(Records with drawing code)
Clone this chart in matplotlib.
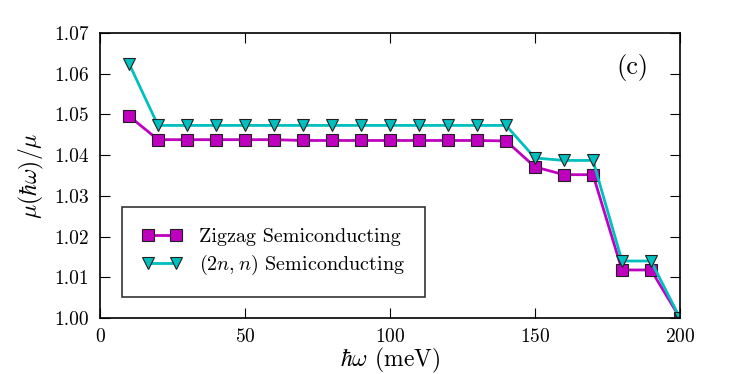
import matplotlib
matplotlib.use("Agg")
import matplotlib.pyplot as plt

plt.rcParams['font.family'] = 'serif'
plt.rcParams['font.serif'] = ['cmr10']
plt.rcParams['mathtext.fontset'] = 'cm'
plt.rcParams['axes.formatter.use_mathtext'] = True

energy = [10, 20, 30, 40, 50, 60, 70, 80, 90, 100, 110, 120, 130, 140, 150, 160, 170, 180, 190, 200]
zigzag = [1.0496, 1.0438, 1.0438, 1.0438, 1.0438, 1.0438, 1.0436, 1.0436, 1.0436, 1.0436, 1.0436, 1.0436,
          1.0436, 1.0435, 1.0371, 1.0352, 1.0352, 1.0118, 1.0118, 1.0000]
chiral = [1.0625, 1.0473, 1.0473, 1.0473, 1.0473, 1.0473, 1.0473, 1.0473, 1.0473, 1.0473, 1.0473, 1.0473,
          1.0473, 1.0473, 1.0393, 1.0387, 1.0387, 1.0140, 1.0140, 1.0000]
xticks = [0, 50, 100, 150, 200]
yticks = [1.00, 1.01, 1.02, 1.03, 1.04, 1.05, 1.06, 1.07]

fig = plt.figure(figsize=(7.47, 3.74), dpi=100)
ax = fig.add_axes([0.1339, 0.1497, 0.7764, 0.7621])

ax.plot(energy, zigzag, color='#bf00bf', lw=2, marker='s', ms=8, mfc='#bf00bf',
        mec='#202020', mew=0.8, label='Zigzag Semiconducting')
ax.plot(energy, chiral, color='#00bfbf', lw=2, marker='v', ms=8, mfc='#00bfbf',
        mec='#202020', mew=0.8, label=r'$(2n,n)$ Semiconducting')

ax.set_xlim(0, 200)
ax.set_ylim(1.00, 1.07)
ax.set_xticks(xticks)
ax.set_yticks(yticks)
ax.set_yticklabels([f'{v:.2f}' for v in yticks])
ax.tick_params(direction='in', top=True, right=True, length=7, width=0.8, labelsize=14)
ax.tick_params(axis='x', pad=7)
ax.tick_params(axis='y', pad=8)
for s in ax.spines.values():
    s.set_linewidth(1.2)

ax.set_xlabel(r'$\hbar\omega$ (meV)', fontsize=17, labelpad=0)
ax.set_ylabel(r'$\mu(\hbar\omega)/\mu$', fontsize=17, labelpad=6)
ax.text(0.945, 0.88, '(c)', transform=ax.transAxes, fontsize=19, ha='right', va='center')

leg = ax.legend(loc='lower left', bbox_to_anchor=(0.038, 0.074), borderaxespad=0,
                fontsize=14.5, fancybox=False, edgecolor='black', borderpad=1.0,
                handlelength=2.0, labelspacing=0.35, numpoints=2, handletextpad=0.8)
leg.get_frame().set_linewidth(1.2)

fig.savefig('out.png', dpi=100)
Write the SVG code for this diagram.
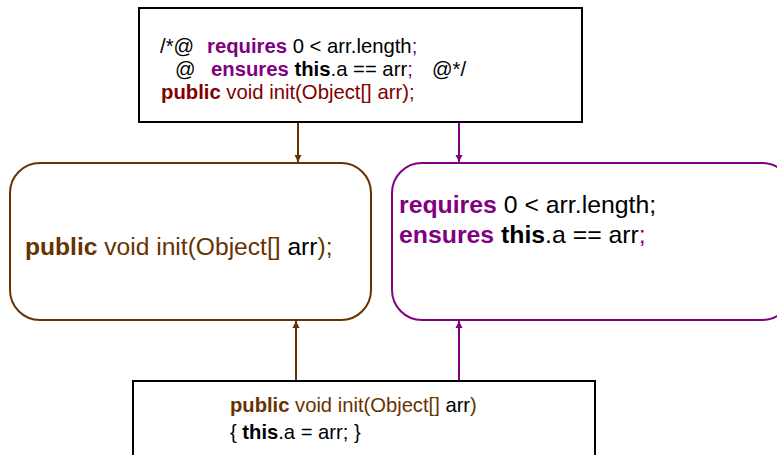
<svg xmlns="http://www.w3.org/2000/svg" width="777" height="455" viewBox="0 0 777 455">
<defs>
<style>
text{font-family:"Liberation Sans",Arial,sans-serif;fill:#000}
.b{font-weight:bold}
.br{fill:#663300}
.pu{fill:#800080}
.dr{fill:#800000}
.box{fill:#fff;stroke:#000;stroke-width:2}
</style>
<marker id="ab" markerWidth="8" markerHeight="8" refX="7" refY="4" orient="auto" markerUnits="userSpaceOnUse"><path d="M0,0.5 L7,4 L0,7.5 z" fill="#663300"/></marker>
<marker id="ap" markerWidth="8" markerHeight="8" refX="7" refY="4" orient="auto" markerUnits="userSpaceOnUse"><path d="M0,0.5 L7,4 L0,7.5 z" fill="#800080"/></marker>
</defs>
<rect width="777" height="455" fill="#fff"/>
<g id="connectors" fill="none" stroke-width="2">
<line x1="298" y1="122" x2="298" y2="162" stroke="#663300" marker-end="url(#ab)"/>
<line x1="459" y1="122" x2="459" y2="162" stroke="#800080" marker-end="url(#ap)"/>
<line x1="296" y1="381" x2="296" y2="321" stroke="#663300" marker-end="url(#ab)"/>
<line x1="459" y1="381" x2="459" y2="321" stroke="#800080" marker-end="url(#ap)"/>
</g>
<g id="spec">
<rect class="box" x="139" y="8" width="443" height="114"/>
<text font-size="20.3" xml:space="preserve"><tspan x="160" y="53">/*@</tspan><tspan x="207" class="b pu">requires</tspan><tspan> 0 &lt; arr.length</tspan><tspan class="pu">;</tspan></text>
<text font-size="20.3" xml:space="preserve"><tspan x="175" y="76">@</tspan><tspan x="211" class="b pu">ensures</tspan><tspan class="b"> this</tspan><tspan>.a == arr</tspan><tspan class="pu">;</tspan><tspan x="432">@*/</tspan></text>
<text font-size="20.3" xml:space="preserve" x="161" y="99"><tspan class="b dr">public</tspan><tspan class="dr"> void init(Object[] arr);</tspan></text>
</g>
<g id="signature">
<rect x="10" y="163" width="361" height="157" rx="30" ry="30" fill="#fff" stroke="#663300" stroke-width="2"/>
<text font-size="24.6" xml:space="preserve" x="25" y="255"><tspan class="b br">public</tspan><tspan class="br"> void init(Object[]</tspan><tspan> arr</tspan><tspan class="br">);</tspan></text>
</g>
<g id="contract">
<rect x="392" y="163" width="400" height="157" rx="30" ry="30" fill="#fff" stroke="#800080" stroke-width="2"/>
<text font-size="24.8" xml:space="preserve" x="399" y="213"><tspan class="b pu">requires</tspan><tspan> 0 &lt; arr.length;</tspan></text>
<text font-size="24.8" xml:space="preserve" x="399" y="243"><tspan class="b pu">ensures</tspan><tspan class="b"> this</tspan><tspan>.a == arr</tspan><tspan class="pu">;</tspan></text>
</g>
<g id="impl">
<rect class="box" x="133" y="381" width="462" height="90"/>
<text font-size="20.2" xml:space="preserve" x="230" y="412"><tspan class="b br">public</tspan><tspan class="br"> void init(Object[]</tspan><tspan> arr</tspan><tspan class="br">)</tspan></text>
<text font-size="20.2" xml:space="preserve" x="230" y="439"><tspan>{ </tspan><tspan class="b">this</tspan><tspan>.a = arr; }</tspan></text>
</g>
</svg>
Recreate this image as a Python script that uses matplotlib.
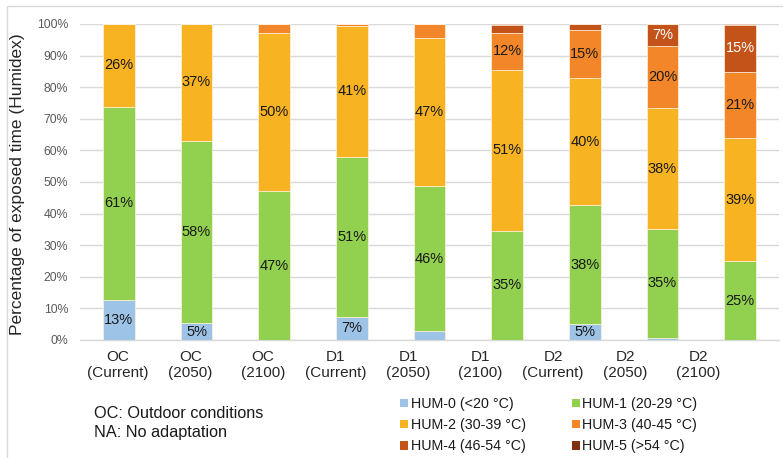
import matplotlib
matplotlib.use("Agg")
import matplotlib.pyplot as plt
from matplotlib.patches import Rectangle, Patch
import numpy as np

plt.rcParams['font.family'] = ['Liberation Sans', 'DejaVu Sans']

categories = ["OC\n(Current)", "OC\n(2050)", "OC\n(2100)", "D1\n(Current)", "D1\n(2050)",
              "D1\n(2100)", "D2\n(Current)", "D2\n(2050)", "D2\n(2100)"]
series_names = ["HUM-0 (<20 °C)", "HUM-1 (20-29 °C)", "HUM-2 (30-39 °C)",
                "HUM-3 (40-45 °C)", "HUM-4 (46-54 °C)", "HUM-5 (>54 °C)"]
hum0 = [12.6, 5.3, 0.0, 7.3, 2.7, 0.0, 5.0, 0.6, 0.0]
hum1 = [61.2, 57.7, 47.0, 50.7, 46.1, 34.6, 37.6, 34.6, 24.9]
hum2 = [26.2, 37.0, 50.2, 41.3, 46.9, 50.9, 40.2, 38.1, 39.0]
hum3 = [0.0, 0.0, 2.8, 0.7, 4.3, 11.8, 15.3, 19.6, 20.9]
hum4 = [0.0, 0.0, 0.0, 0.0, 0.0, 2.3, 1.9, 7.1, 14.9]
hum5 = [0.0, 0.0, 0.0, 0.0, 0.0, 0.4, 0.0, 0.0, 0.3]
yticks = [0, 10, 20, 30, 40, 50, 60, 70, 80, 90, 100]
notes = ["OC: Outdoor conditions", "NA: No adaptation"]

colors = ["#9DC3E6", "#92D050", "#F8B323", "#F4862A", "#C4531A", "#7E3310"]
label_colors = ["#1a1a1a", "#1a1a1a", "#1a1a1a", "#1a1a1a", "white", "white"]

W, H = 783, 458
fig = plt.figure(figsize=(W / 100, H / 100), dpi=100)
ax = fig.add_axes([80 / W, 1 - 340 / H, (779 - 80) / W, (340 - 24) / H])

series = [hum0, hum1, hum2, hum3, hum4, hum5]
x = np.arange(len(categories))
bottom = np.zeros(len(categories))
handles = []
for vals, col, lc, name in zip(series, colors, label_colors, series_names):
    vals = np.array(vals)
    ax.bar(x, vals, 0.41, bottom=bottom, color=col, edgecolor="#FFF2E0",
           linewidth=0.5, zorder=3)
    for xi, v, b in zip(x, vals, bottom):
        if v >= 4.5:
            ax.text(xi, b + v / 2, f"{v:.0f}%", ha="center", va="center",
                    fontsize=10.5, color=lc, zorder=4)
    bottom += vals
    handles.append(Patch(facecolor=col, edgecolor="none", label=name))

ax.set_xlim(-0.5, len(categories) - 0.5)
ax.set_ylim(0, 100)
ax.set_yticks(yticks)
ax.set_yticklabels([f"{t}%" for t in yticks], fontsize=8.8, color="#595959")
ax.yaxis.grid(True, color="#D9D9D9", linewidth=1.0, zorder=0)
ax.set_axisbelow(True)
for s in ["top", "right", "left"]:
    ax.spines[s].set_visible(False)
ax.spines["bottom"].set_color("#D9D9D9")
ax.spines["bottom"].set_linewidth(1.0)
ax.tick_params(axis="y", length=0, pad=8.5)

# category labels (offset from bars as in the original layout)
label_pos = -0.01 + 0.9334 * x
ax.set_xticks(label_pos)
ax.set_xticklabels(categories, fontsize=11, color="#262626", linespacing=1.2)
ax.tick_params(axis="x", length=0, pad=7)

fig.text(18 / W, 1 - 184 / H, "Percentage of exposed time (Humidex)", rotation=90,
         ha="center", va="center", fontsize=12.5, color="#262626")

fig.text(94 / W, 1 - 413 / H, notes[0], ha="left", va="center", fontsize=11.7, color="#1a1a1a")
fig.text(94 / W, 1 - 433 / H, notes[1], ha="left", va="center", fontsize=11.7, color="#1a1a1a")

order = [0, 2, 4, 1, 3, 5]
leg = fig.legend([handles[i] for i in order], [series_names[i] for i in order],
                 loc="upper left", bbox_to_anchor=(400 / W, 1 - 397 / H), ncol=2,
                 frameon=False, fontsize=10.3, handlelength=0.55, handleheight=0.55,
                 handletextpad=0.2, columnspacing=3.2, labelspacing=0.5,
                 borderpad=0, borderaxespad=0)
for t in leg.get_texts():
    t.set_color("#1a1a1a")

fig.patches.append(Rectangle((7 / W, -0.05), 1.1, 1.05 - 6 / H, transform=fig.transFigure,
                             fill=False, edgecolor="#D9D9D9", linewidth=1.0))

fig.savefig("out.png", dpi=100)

» TASK PROMPT: Repeat exactly, and only, the lines between the line holding "Recreate this image" and the line holding "plt.rcParams['font.family'] = ['Liberation", inclusive, leaving pictures out.

» RIGHT ANSWER:
Recreate this image as a Python script that uses matplotlib.
import matplotlib
matplotlib.use("Agg")
import matplotlib.pyplot as plt
from matplotlib.patches import Rectangle, Patch
import numpy as np

plt.rcParams['font.family'] = ['Liberation Sans', 'DejaVu Sans']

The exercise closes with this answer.